Directions: Transcribe the whole listing below without changing a word, but leave out every image.

Supplied information:
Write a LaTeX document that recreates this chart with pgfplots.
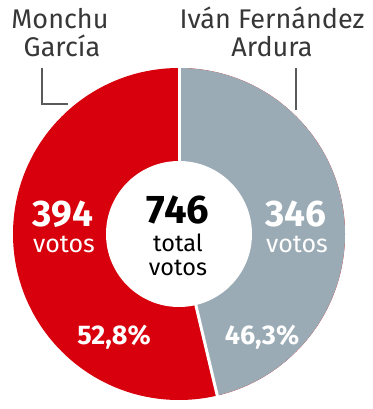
\documentclass[border=0pt]{standalone}
\usepackage{pgfplots}
\pgfplotsset{compat=1.18}
\usepackage{pgfplotstable}
\usepackage{fontspec}
\setmainfont{Fira Sans}
\definecolor{redA}{RGB}{216,0,12}
\definecolor{grayA}{RGB}{155,171,181}
\definecolor{labelgray}{RGB}{55,55,55}
\definecolor{linegray}{RGB}{90,90,90}
\pgfplotstableread{
name votes pct
Monchu 394 52.8
Ivan 346 46.3
}\datatable
\pgfplotstablegetelem{0}{pct}\of\datatable \let\rpct\pgfplotsretval
\pgfplotstablegetelem{1}{pct}\of\datatable \let\gpct\pgfplotsretval
\pgfplotstablegetelem{0}{votes}\of\datatable \let\rvotes\pgfplotsretval
\pgfplotstablegetelem{1}{votes}\of\datatable \let\gvotes\pgfplotsretval
\pgfmathsetmacro\gend{90-3.6*\gpct}
\begin{document}
\begin{tikzpicture}[every node/.style={inner sep=0pt}]
\begin{axis}[
  width=372pt, height=409pt, scale only axis,
  xmin=0, xmax=372, ymin=0, ymax=409,
  hide axis, clip=false,
]
\addplot[draw=none] coordinates {(0,0) (372,409)};
% red: full disc, remainder
\fill[redA] (axis cs:179,175) circle[radius=166pt];
% gray slice
\fill[grayA] (axis cs:179,175) -- ++(90:166pt) arc[start angle=90, end angle=\gend, radius=166pt] -- cycle;
% hole
\fill[white] (axis cs:179,175) circle[radius=73pt];
% separators
\draw[white, line width=3pt] (axis cs:179,175) ++(90:72pt) -- ++(90:96pt);
\draw[white, line width=3pt] (axis cs:179,175) ++(\gend:72pt) -- ++(\gend:96pt);
% leader lines
\draw[linegray, line width=1.1pt] (axis cs:42,341) -- (axis cs:42,305) -- (axis cs:68,305);
\draw[linegray, line width=1.1pt] (axis cs:296,341) -- (axis cs:296,299);
% names
\node[anchor=base, text=labelgray, font=\fontsize{27}{29}\selectfont] at (axis cs:60,380) {Monchu};
\node[anchor=base, text=labelgray, font=\fontsize{27}{29}\selectfont] at (axis cs:62,352) {García};
\node[anchor=base, text=labelgray, font=\fontsize{27}{29}\selectfont] at (axis cs:272,380) {Iván Fernández};
\node[anchor=base, text=labelgray, font=\fontsize{27}{29}\selectfont] at (axis cs:272,352) {Ardura};
% numbers
\node[anchor=base, text=white, font=\bfseries\fontsize{37}{39}\selectfont] at (axis cs:63,182) {\rvotes};
\node[anchor=base, text=white, font=\fontsize{25}{27}\selectfont] at (axis cs:64,156) {votos};
\node[anchor=base, text=white, font=\bfseries\fontsize{37}{39}\selectfont] at (axis cs:296,182) {\gvotes};
\node[anchor=base, text=white, font=\fontsize{25}{27}\selectfont] at (axis cs:297,156) {votos};
\node[anchor=base, text=black, font=\bfseries\fontsize{40}{42}\selectfont] at (axis cs:178,185) {746};
\node[anchor=base, text=black, text height=17pt, text depth=0pt, font=\fontsize{23.5}{25}\selectfont] at (axis cs:178,157) {total};
\node[anchor=base, text=black, text height=14pt, text depth=0pt, font=\fontsize{23.5}{25}\selectfont] at (axis cs:178,133) {votos};
\node[anchor=base, text=white, font=\bfseries\fontsize{27}{29}\selectfont] at (axis cs:114,64) {52,8\%};
\node[anchor=base, text=white, font=\bfseries\fontsize{27}{29}\selectfont] at (axis cs:262,64) {46,3\%};
\end{axis}
\end{tikzpicture}
\end{document}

Reply to the exercise:
Write a LaTeX document that recreates this chart with pgfplots.
\documentclass[border=0pt]{standalone}
\usepackage{pgfplots}
\pgfplotsset{compat=1.18}
\usepackage{pgfplotstable}
\usepackage{fontspec}
\setmainfont{Fira Sans}
\definecolor{redA}{RGB}{216,0,12}
\definecolor{grayA}{RGB}{155,171,181}
\definecolor{labelgray}{RGB}{55,55,55}
\definecolor{linegray}{RGB}{90,90,90}
\pgfplotstableread{
name votes pct
Monchu 394 52.8
Ivan 346 46.3
}\datatable
\pgfplotstablegetelem{0}{pct}\of\datatable \let\rpct\pgfplotsretval
\pgfplotstablegetelem{1}{pct}\of\datatable \let\gpct\pgfplotsretval
\pgfplotstablegetelem{0}{votes}\of\datatable \let\rvotes\pgfplotsretval
\pgfplotstablegetelem{1}{votes}\of\datatable \let\gvotes\pgfplotsretval
\pgfmathsetmacro\gend{90-3.6*\gpct}
\begin{document}
\begin{tikzpicture}[every node/.style={inner sep=0pt}]
\begin{axis}[
  width=372pt, height=409pt, scale only axis,
  xmin=0, xmax=372, ymin=0, ymax=409,
  hide axis, clip=false,
]
\addplot[draw=none] coordinates {(0,0) (372,409)};
% red: full disc, remainder
\fill[redA] (axis cs:179,175) circle[radius=166pt];
% gray slice
\fill[grayA] (axis cs:179,175) -- ++(90:166pt) arc[start angle=90, end angle=\gend, radius=166pt] -- cycle;
% hole
\fill[white] (axis cs:179,175) circle[radius=73pt];
% separators
\draw[white, line width=3pt] (axis cs:179,175) ++(90:72pt) -- ++(90:96pt);
\draw[white, line width=3pt] (axis cs:179,175) ++(\gend:72pt) -- ++(\gend:96pt);
% leader lines
\draw[linegray, line width=1.1pt] (axis cs:42,341) -- (axis cs:42,305) -- (axis cs:68,305);
\draw[linegray, line width=1.1pt] (axis cs:296,341) -- (axis cs:296,299);
% names
\node[anchor=base, text=labelgray, font=\fontsize{27}{29}\selectfont] at (axis cs:60,380) {Monchu};
\node[anchor=base, text=labelgray, font=\fontsize{27}{29}\selectfont] at (axis cs:62,352) {García};
\node[anchor=base, text=labelgray, font=\fontsize{27}{29}\selectfont] at (axis cs:272,380) {Iván Fernández};
\node[anchor=base, text=labelgray, font=\fontsize{27}{29}\selectfont] at (axis cs:272,352) {Ardura};
% numbers
\node[anchor=base, text=white, font=\bfseries\fontsize{37}{39}\selectfont] at (axis cs:63,182) {\rvotes};
\node[anchor=base, text=white, font=\fontsize{25}{27}\selectfont] at (axis cs:64,156) {votos};
\node[anchor=base, text=white, font=\bfseries\fontsize{37}{39}\selectfont] at (axis cs:296,182) {\gvotes};
\node[anchor=base, text=white, font=\fontsize{25}{27}\selectfont] at (axis cs:297,156) {votos};
\node[anchor=base, text=black, font=\bfseries\fontsize{40}{42}\selectfont] at (axis cs:178,185) {746};
\node[anchor=base, text=black, text height=17pt, text depth=0pt, font=\fontsize{23.5}{25}\selectfont] at (axis cs:178,157) {total};
\node[anchor=base, text=black, text height=14pt, text depth=0pt, font=\fontsize{23.5}{25}\selectfont] at (axis cs:178,133) {votos};
\node[anchor=base, text=white, font=\bfseries\fontsize{27}{29}\selectfont] at (axis cs:114,64) {52,8\%};
\node[anchor=base, text=white, font=\bfseries\fontsize{27}{29}\selectfont] at (axis cs:262,64) {46,3\%};
\end{axis}
\end{tikzpicture}
\end{document}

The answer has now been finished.